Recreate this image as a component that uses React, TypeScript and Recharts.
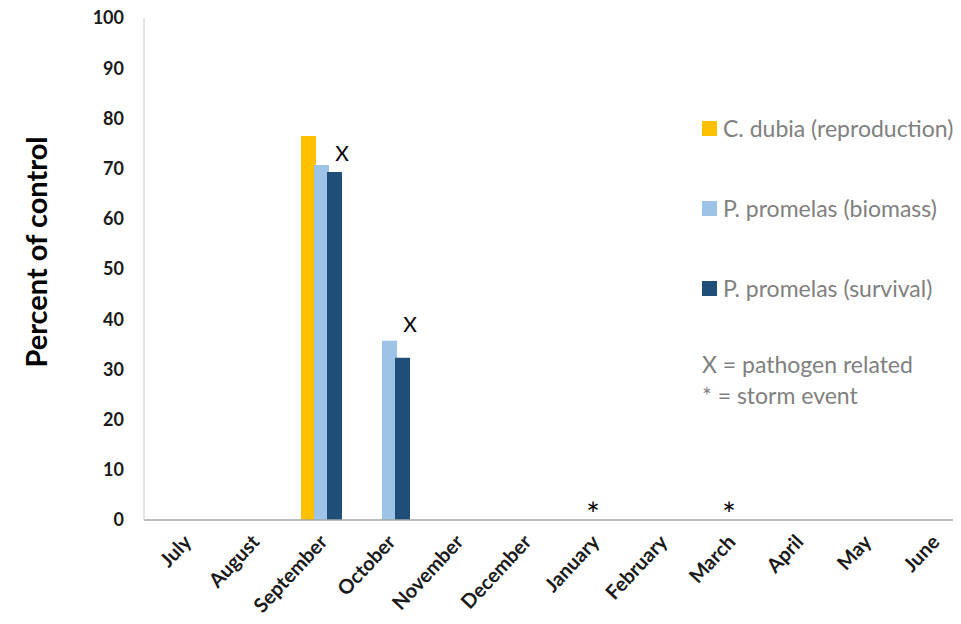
...
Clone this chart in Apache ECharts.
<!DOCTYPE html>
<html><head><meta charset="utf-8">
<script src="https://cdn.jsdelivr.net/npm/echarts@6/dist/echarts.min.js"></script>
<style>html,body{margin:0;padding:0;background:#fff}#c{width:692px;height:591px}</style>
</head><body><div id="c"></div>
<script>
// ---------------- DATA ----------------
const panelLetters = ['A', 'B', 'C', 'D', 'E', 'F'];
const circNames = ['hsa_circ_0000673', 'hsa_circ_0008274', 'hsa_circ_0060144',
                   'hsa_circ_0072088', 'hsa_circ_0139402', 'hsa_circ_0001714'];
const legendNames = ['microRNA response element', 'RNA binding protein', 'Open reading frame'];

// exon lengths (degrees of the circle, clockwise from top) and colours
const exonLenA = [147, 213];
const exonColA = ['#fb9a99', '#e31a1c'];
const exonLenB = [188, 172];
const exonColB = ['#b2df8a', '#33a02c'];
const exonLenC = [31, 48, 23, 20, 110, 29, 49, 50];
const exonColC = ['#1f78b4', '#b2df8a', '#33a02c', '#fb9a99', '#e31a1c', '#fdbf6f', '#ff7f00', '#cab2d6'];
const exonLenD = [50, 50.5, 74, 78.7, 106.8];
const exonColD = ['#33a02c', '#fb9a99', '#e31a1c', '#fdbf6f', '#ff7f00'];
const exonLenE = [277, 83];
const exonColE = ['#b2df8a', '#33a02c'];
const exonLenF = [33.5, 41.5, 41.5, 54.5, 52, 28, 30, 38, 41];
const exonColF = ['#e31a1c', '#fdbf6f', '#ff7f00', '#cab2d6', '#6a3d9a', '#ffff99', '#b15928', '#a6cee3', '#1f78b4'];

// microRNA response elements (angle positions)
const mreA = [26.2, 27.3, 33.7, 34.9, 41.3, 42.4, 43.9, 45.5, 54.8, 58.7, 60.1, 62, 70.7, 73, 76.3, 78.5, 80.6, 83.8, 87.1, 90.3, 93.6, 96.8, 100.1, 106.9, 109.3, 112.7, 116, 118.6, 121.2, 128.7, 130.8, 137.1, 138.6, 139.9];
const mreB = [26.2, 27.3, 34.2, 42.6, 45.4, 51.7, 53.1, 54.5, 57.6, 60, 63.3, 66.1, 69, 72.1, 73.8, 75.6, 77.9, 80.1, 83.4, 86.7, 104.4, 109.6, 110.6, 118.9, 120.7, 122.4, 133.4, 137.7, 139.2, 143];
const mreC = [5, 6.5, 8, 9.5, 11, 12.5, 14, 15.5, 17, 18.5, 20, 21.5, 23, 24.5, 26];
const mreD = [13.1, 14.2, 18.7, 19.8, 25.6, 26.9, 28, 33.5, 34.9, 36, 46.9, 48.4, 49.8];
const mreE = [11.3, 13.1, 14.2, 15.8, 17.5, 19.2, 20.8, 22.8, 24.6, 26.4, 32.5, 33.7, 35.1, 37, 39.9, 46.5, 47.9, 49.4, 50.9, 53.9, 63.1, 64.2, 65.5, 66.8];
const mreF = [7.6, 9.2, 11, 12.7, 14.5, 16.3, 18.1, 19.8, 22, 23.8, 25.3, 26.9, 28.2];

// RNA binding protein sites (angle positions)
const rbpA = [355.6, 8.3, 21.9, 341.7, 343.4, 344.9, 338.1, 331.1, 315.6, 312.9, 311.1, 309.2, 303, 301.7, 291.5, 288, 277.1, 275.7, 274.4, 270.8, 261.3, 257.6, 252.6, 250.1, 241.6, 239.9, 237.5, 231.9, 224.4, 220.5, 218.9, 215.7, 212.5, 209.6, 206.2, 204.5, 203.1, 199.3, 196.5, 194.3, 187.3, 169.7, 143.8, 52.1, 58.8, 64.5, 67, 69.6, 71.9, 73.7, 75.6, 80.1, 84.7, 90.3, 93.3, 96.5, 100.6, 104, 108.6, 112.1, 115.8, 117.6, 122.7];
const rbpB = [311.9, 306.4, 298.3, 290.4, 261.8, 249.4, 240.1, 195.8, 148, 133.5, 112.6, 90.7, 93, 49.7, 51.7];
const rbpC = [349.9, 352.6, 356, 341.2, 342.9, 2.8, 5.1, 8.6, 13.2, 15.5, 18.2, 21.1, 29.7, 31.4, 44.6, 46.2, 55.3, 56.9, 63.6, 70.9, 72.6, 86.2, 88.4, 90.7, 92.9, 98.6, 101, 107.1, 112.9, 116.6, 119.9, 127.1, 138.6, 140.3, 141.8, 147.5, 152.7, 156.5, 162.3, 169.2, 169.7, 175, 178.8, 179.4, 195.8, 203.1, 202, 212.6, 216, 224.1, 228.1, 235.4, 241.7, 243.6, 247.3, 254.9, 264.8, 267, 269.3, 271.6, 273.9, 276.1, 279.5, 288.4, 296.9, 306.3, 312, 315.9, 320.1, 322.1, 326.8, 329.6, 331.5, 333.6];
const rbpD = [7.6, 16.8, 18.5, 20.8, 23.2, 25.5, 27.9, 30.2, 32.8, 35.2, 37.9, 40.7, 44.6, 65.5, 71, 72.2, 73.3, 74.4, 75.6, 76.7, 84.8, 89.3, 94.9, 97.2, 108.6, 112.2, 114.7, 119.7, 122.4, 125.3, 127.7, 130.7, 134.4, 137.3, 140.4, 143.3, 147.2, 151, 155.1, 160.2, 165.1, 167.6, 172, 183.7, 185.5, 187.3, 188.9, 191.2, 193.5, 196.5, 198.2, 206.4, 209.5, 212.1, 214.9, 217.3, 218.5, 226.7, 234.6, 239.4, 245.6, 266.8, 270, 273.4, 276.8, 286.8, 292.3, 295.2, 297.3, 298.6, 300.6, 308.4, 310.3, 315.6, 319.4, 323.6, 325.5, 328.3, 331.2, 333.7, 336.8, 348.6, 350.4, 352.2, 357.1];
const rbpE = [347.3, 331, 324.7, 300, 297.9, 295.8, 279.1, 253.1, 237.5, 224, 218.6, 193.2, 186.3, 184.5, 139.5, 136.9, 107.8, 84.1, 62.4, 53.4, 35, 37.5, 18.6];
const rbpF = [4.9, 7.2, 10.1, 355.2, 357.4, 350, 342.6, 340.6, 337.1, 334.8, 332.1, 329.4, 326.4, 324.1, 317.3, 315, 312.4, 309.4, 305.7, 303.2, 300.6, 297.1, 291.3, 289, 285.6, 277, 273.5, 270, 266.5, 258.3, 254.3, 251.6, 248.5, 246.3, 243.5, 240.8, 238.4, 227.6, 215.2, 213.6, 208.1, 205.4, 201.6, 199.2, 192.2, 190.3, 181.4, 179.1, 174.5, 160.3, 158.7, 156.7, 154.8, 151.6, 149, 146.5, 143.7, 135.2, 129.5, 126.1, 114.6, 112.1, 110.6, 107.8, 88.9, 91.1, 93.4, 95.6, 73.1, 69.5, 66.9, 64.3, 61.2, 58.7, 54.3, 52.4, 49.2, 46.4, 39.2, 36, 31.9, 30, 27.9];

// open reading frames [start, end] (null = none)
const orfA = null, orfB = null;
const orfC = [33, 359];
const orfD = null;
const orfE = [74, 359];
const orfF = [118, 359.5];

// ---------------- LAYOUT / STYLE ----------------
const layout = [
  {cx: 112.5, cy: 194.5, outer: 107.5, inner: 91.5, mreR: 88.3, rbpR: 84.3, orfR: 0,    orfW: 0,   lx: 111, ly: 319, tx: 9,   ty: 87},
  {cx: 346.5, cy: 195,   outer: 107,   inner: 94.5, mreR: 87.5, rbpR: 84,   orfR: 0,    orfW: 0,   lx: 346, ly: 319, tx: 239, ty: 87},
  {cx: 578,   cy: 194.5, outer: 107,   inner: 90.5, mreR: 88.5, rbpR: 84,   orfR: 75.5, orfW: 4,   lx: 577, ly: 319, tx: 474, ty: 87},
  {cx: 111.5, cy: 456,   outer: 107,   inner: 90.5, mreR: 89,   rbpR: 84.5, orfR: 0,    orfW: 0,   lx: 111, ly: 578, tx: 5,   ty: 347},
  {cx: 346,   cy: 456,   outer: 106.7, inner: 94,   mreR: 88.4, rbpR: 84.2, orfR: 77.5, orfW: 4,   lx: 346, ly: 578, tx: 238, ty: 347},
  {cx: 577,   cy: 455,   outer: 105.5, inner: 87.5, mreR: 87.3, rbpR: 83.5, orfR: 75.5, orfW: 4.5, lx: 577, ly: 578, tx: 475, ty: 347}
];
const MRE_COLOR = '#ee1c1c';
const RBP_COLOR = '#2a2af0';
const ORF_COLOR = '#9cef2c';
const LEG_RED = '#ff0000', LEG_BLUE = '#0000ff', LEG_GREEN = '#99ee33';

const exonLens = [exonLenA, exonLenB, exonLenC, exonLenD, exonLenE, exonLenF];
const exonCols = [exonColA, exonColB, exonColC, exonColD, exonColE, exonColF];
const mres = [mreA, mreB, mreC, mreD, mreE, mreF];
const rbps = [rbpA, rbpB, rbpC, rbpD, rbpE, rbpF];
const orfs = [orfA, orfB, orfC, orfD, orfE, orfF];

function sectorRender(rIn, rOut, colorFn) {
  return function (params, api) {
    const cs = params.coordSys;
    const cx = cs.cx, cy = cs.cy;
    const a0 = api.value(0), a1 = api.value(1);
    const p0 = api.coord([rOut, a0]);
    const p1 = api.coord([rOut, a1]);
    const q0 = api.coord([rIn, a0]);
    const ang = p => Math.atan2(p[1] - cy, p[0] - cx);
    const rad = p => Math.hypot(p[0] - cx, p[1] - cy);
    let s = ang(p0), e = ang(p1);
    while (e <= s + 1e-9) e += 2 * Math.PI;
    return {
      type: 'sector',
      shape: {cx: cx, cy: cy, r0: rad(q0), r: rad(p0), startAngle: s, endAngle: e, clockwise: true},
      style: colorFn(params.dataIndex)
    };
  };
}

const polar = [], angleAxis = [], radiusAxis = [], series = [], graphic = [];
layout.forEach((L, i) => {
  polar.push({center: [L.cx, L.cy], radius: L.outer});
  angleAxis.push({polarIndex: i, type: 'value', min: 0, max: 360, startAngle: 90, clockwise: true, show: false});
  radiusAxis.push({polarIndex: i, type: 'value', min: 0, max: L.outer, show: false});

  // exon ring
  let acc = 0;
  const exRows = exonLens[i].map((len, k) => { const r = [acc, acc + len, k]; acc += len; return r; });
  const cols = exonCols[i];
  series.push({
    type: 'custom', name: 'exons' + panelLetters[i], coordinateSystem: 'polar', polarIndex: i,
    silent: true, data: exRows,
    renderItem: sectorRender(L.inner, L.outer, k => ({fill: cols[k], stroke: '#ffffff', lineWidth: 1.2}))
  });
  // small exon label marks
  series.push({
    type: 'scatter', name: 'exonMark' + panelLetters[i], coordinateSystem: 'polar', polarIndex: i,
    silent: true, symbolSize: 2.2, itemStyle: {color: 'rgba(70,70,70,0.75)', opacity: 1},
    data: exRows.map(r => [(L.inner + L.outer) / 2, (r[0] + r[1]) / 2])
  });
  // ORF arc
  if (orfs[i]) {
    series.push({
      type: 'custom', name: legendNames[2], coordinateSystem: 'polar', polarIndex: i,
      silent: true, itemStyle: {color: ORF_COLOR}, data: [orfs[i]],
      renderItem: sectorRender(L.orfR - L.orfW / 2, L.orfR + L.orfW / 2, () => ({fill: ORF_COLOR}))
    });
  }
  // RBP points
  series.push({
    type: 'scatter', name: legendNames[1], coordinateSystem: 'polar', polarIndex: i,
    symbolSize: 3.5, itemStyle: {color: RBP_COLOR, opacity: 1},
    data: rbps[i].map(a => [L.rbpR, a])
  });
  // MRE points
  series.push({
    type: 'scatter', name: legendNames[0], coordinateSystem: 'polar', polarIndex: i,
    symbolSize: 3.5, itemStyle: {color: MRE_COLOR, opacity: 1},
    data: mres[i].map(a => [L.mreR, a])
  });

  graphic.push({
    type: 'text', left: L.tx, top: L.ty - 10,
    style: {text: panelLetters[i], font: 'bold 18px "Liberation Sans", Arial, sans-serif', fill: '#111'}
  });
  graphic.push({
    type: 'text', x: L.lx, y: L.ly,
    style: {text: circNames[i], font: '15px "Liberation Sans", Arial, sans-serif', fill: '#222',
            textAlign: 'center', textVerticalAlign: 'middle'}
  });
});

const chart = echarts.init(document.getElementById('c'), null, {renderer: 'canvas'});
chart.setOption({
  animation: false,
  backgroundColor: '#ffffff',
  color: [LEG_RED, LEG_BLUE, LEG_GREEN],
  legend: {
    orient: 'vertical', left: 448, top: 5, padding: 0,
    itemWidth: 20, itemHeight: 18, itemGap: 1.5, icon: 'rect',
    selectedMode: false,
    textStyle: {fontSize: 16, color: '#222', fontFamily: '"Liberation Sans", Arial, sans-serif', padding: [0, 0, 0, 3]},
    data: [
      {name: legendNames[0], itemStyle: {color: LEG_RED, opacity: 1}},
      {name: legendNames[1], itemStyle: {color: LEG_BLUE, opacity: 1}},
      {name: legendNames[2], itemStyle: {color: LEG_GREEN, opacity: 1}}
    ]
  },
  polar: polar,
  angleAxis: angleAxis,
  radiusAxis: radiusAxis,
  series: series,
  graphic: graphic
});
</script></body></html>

■ TASK BRIEF:
Where a line of the records above holds the word "this", copy that line.

■ FULL ANSWER:
Recreate this image as a component that uses React, TypeScript and Recharts.
Clone this chart in Apache ECharts.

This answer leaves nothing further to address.